Onu ararsınız talimat verirsiniz, ötekini arar transferleri sorarsınız. Tekrar döner teyit ettirirsiniz. Olmadı bir daha, yok başka bir kişi daha, böyle sürer gider. Gelmek için iyi bir zaman değildi diye düşünmeye başlarsınız. Aklınız orada kalır. Şunun farkına varırsınız ki, siz olmadan bir iş yürümüyordur. Bir yere bırakıp gidecek lüksünüz yoktur. Hatta daha ileri gider, “tatil benim neyime” bile dersiniz. Vaktinizi işle doldurduğunuzu geçtim, uzaktan işleri halletmeye çalışmak daha zor ve daha streslidir. Emanet güvensizliğe, güvensizlik korkuya, korku endişeye, endişe de yerini strese bırakır.

Aslında sonra anlarsınız ki, sizsiz de hayat kaldığı yerden devam etmekte, işler küçük telaşlar dışında aynen yürümektedir.
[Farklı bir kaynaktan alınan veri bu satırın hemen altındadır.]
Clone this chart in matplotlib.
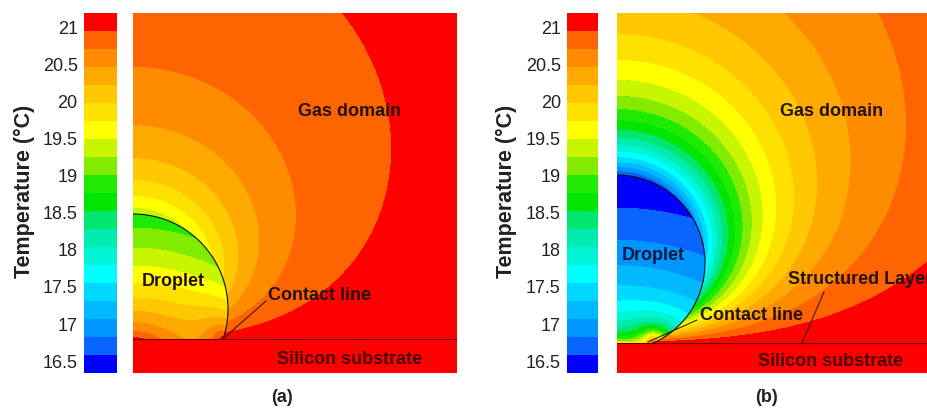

Ama asıl sorun sizdedir.

Siz gittiğiniz yere de aynı kafayla gitmişsinizdir.

Yani sözün özü, insan kafasını değiştirmediği; sorumluluk ve korkularını da götürdüğü sürece, nereye giderse gitsin, aynı adam olarak gider. Kendini değiştirmediği sürece, hiçbir şey ve hiçbir yer onu değiştirmez.

Cennet de cehennem de, iş de, tatil de sizin içinizdedir.

Tıpkı korku ve güvenin, umut ile karamsarlığın, kazanmak ile kaybetmenin sizin kafanızda olması gibi.

Siz istemezseniz hiçbir şey olmaz.

Saygılarımla.

Nejat Gümüş

10 Nisan 2014, İstanbul

Kil`taşlama…

Kil`taşlama…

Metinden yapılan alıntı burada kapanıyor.